Claro que todos estos asuntos son probablemente dignos de críticas: la evasión fiscal se redujo pero las cargas sobre las clases medias no parecen menores que antes, y no ocurre lo mismo con quienes ganan más; la burocracia racionalizó sus procedimientos pero sigue teniendo los mismos objetivos idiotas; las telecomunicaciones se modernizaron pero la principal consecuencia parece ser el aumento de tamaño de los celulares; el aumento del presupuesto en educación parece no haber afectado la calidad; la inclusión digital no es genuina, sino que quedó en poco más que el mero reparto de hardware; la inclusión social parece anclada en una irritante filantropía estatal.

Cuando la oposición trata de decir algo acerca de todo esto, siempre termina limitándose a marcar ineficiencia o en general mala gestión. En cambio, cuando la oposición era de izquierda, lo que hacía era proponer un mundo nuevo: la ineficiencia y la mala gestión eran meros accidentes de un sinsentido histórico, que era el gobierno de la derecha. Pero incluso cuando la actual oposición lanza la acusación de mala gestión, la izquierda en el gobierno simplemente hace notar que los anteriores gobiernos de derecha ni siquiera intentaron algunas sencillas prácticas de buena gestión. De manera que la oposición se enfurruña y balbucea borborigmos, incapaz de cumplir con su función política.

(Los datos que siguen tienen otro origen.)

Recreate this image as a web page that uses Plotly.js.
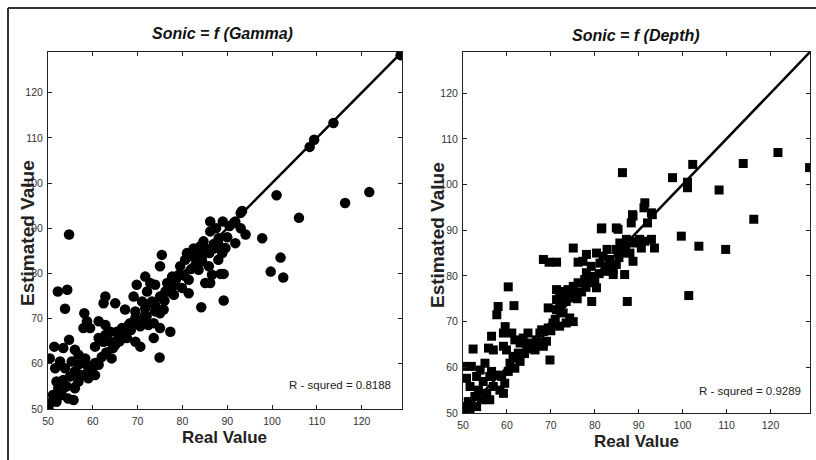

Larrañaga parece creer que los intelectuales son parte de una cadena de montaje, que lo que le falta a la oposición es un discurso como el que hábilmente usó la izquierda durante 50 años: parece creer que basta con encargar la fabricación de un discurso que servirá para cualquiera que pueda pagarlo.

Es lícito que piense de esa manera (hay que recordar que anda corto de ideas porque todavía no tiene un think tank que se las suministre) porque desde hace algún tiempo los políticos le hacen mucho caso a los publicitarios que dirigen sus campañas. Está claro que fue un publicitario el que tuvo la ocurrencia del think tank. Y quizá, en esta época en la que la izquierda y la derecha se diferencian entre sí tanto como se distinguen la Coca de la Pepsi, lo más práctico sea dejar la tarea de ganar las elecciones a un publicitario. Pero lo cierto es que las ideas no se instalan en una sociedad porque se cree una agrupación política seductora para intelectuales disconformes.

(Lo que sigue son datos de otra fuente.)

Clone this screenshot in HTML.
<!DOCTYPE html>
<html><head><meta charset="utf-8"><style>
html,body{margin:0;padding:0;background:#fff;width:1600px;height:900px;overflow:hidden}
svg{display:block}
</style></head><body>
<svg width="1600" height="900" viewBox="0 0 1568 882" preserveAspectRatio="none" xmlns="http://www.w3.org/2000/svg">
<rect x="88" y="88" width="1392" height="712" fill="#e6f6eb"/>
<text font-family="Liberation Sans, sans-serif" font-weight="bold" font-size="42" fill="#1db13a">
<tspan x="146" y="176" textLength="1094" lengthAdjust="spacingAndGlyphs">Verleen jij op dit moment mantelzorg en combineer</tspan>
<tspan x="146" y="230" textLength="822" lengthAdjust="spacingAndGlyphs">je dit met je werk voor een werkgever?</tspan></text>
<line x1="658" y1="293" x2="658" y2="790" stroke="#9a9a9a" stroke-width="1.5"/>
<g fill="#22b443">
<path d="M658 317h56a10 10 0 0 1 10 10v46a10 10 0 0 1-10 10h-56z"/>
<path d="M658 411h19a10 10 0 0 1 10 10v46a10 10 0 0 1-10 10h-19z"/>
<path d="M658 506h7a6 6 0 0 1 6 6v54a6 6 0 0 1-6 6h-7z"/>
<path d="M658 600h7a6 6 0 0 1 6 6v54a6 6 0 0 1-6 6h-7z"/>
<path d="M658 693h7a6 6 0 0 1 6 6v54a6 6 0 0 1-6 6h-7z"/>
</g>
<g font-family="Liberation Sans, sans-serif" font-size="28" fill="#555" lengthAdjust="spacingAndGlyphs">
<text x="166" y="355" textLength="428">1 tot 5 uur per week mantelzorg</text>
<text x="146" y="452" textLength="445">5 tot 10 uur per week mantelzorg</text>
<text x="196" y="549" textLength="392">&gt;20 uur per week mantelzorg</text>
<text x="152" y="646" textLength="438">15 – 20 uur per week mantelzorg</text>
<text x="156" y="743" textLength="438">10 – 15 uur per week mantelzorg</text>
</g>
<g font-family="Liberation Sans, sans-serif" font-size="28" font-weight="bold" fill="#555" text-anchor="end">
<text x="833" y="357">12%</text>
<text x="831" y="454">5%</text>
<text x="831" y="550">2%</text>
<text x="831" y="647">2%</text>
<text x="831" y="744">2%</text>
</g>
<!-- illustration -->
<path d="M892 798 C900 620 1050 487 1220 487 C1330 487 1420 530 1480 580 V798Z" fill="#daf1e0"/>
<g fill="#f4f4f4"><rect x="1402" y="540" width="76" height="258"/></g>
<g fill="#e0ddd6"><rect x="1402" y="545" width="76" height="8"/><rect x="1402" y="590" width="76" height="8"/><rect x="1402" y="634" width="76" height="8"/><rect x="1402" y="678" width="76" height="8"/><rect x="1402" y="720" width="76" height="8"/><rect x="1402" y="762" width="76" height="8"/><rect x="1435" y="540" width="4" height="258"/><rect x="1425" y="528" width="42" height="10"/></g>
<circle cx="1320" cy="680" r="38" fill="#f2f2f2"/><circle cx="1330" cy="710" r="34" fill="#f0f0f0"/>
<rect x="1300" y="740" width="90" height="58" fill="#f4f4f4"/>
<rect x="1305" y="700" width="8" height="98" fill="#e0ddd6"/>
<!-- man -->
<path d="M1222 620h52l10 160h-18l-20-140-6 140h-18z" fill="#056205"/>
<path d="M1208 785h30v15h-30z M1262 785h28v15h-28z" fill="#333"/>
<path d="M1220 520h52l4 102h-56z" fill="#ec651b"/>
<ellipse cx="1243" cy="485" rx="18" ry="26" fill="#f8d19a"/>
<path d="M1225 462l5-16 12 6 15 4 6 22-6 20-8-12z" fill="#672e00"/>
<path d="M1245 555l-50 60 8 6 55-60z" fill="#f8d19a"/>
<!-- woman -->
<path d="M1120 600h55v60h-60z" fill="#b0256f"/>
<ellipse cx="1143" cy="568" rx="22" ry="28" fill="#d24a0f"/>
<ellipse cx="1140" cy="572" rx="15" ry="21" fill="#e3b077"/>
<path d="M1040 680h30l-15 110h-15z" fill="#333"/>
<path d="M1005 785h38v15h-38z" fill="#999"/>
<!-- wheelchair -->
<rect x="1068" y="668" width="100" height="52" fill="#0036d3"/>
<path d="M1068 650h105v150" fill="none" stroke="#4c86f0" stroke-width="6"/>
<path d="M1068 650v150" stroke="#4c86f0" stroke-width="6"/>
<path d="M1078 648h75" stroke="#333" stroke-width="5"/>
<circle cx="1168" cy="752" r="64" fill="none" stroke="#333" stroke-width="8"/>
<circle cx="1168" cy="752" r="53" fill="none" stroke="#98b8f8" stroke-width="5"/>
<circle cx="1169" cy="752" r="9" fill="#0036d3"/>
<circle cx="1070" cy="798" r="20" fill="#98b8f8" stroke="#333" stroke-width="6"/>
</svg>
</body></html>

Las ideas se instalan en ambientes donde tiene sentido cambiar las cosas. El sentido viene dado a través de alguna clase de evaluación de lo que hay y de una intención (fundada en una ética) de cambiar lo que hay. Pero aquí hay un problema que no tiene mucho que ver con la incapacidad de un partido para cambiar algo.

Aquella famosa tesis undécima de Marx sobre Feuerbach ha sido limpiamente vuelta del revés por el mundo posmoderno, tal como ironiza Terry Eagleton en su libro más reciente (El acontecimiento de la literatura), cuando reseña el trabajo del crítico Stanley Fish: “La cuestión es interpretar el mundo, no cambiarlo”.

Teoría e izquierda a la baja

Eagleton, en un libro que ya tiene diez años de publicado (Después de la teoría) dice que la declinación de la teoría con el simultáneo auge de los estudios culturales, que ocurrió en los años setenta y parte de los ochenta del siglo pasado en la academia del hemisferio norte, se relaciona íntimamente con el decaimiento de la izquierda política. Cuando expone la puntería de ciego del posmodernismo en cuestiones de arte y cultura se comprende por qué el discurso de la izquierda parece impracticable y el de la derecha se muestra desconcertado:

"Rimbaud, Picasso y Bertolt Brecht todavía contaban con una burguesía clásica con la que ser groseros. Pero su descendiente, el posmodernismo, no la tiene. Sucede solamente que parece no haberse dado cuenta de este hecho, quizá porque es un hecho demasiado penoso de reconocer. El posmodernismo parece comportarse en ocasiones como si la burguesía clásica estuviera sana y salva, y por ello se ve a sí mismo viviendo en el pasado. Dedica gran parte de su tiempo a atacar la verdad absoluta, la objetividad, los valores morales eternos, la investigación científica y cierta creencia en el progreso histórico. Pone en cuestión la autonomía del individuo, las normas sociales y sexuales rígidas y la creencia de que existen fundamentos sólidos para el mundo. Como todos estos valores pertenecen a un mundo burgués en decadencia, la cosa se parece bastante a escribir airadas cartas a los periódicos sobre los hunos a caballo o los saqueadores cartagineses que han tomado los condados de los alrededores de Londres."

Los intelectuales que pusieron a la izquierda en el poder se retiran ahora, avergonzados de no poder decir algo coherente, o se acoplan como funcionarios enarbolando protestas acerca de la eficiencia y el éxito empresarial que no tiene banderas ideológicas y otros etcéteras tristes e irrisorios. Si hubo alguna vez un intelectual de derecha, ahora no puede salir del estupor al escuchar a los intelectuales de izquierda hablando como Raymond Aron. No queda espacio para el discurso, porque no hay enemigos, dado que desapareció la teoría capaz de identificarlos.

La inocente iniciativa de la oposición para crear un ámbito de pensamiento sobre la realidad tiene al menos la virtud de  traer una pequeña carga acusatoria contra una izquierda que, con la precaución de un merodeador nocturno, evita mencionar que no le conviene que se piense.